━━━━━ Dataset excerpt ━━━━━

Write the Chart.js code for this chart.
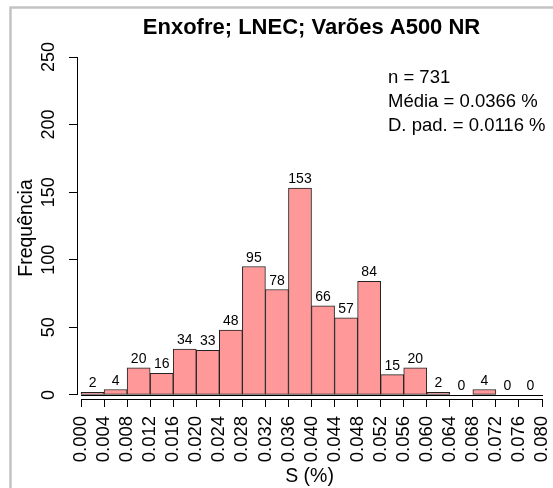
<!DOCTYPE html>
<html>
<head>
<meta charset="utf-8">
<script src="https://cdn.jsdelivr.net/npm/chart.js@4"></script>
<style>
  html, body { margin: 0; padding: 0; background: #fff; }
</style>
</head>
<body>
<canvas id="chart" width="553" height="488"></canvas>
<script>
// histogram data
const breaks = [0.000, 0.004, 0.008, 0.012, 0.016, 0.020, 0.024, 0.028, 0.032, 0.036, 0.040,
                0.044, 0.048, 0.052, 0.056, 0.060, 0.064, 0.068, 0.072, 0.076, 0.080];
const counts = [2, 4, 20, 16, 34, 33, 48, 95, 78, 153, 66, 57, 84, 15, 20, 2, 0, 4, 0, 0];
const yTicks = [0, 50, 100, 150, 200, 250];
const titleText = 'Enxofre; LNEC; Varões A500 NR';
const statLines = ['n = 731', 'Média = 0.0366 %', 'D. pad. = 0.0116 %'];
const xLabel = 'S (%)';
const yLabel = 'Frequência';

const FONT = '"Liberation Sans", Arial, sans-serif';
Chart.defaults.font.family = FONT;
Chart.defaults.color = '#000';

const bars = counts.map((c, i) => ({ x: (breaks[i] + breaks[i + 1]) / 2, y: c }));

// R-like decorations: frame, detached axes, counts above bars, title, stats
const rStyle = {
  id: 'rStyle',
  beforeDraw(chart) {
    const ctx = chart.ctx;
    ctx.save();
    ctx.fillStyle = '#fff';
    ctx.fillRect(0, 0, chart.width, chart.height);
    ctx.strokeStyle = '#c3c3c3';
    ctx.lineWidth = 2.5;
    ctx.beginPath();
    ctx.moveTo(10.5, chart.height);
    ctx.lineTo(10.5, 7.5);
    ctx.lineTo(chart.width, 7.5);
    ctx.stroke();
    ctx.restore();
  },
  afterDraw(chart) {
    const { ctx, chartArea } = chart;
    const x = chart.scales.x, y = chart.scales.y;
    const x0 = x.getPixelForValue(breaks[0]);
    const x1 = x.getPixelForValue(breaks[breaks.length - 1]);
    const yb = Math.round(y.getPixelForValue(0)) + 0.5;
    ctx.save();
    ctx.strokeStyle = '#000';
    ctx.lineWidth = 1;
    ctx.beginPath();
    // baseline of the bars
    ctx.moveTo(x0, yb); ctx.lineTo(x1 + 1, yb);
    // x axis
    const ax = Math.round(chartArea.bottom) + 0.5;
    ctx.moveTo(x0, ax); ctx.lineTo(x1, ax);
    // y axis
    const ay = Math.round(chartArea.left) + 0.5;
    ctx.moveTo(ay, y.getPixelForValue(yTicks[0])); ctx.lineTo(ay, y.getPixelForValue(yTicks[yTicks.length - 1]));
    ctx.stroke();

    // counts above the bars
    ctx.fillStyle = '#000';
    ctx.font = '14px ' + FONT;
    ctx.textAlign = 'center';
    ctx.textBaseline = 'alphabetic';
    chart.getDatasetMeta(0).data.forEach((el, i) => {
      ctx.fillText(String(counts[i]), el.x, el.y - 5);
    });

    // title
    ctx.font = 'bold 22px ' + FONT;
    ctx.textBaseline = 'middle';
    ctx.fillText(titleText, (x0 + x1) / 2, 28);

    // stats
    ctx.font = '18.5px ' + FONT;
    ctx.textAlign = 'left';
    statLines.forEach((t, i) => ctx.fillText(t, 388, 78 + 24 * i));
    ctx.restore();
  }
};

new Chart(document.getElementById('chart'), {
  type: 'bar',
  data: {
    datasets: [{
      data: bars,
      backgroundColor: 'rgb(255,153,153)',
      borderColor: '#222',
      borderWidth: 1,
      borderSkipped: false,
      barPercentage: 1,
      categoryPercentage: 1
    }]
  },
  options: {
    responsive: false,
    animation: false,
    layout: { padding: { top: 57, right: 11, left: 0, bottom: 0 } },
    plugins: { legend: { display: false }, tooltip: { enabled: false }, title: { display: false } },
    scales: {
      x: {
        type: 'linear',
        offset: false,
        min: -0.0007,
        max: 0.080,
        grid: { offset: false, drawOnChartArea: false, drawTicks: true, tickLength: 8, color: '#000' },
        border: { display: false },
        afterBuildTicks: s => { s.ticks = breaks.map(v => ({ value: v })); },
        afterFit: s => { s.height = 89; s.paddingLeft = 0; s.paddingRight = 0; },
        ticks: {
          autoSkip: false,
          minRotation: 90,
          maxRotation: 90,
          padding: 9,
          font: { size: 18.5 },
          callback: v => Number(v).toFixed(3)
        },
        title: { display: true, text: xLabel, font: { size: 19.5 }, padding: { top: 0, bottom: 0 } }
      },
      y: {
        min: -3,
        max: 250,
        grid: { drawOnChartArea: false, drawTicks: true, tickLength: 8, color: '#000' },
        border: { display: false },
        afterBuildTicks: s => { s.ticks = yTicks.map(v => ({ value: v })); },
        afterFit: s => { s.width = 77; s.paddingTop = 0; s.paddingBottom = 0; },
        ticks: {
          minRotation: 90,
          maxRotation: 90,
          crossAlign: 'center',
          padding: 5,
          font: { size: 18 }
        },
        title: { display: true, text: yLabel, font: { size: 19.5 }, padding: { top: 15, bottom: 0 } }
      }
    }
  },
  plugins: [rStyle]
});
</script>
</body>
</html>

━━━━━

Problem to work on —
Without the pictures, return the listing above from its first line through the line that has "const yLabel = 'Frequência';".

Solution below —
Write the Chart.js code for this chart.
<!DOCTYPE html>
<html>
<head>
<meta charset="utf-8">
<script src="https://cdn.jsdelivr.net/npm/chart.js@4"></script>
<style>
  html, body { margin: 0; padding: 0; background: #fff; }
</style>
</head>
<body>
<canvas id="chart" width="553" height="488"></canvas>
<script>
// histogram data
const breaks = [0.000, 0.004, 0.008, 0.012, 0.016, 0.020, 0.024, 0.028, 0.032, 0.036, 0.040,
                0.044, 0.048, 0.052, 0.056, 0.060, 0.064, 0.068, 0.072, 0.076, 0.080];
const counts = [2, 4, 20, 16, 34, 33, 48, 95, 78, 153, 66, 57, 84, 15, 20, 2, 0, 4, 0, 0];
const yTicks = [0, 50, 100, 150, 200, 250];
const titleText = 'Enxofre; LNEC; Varões A500 NR';
const statLines = ['n = 731', 'Média = 0.0366 %', 'D. pad. = 0.0116 %'];
const xLabel = 'S (%)';
const yLabel = 'Frequência';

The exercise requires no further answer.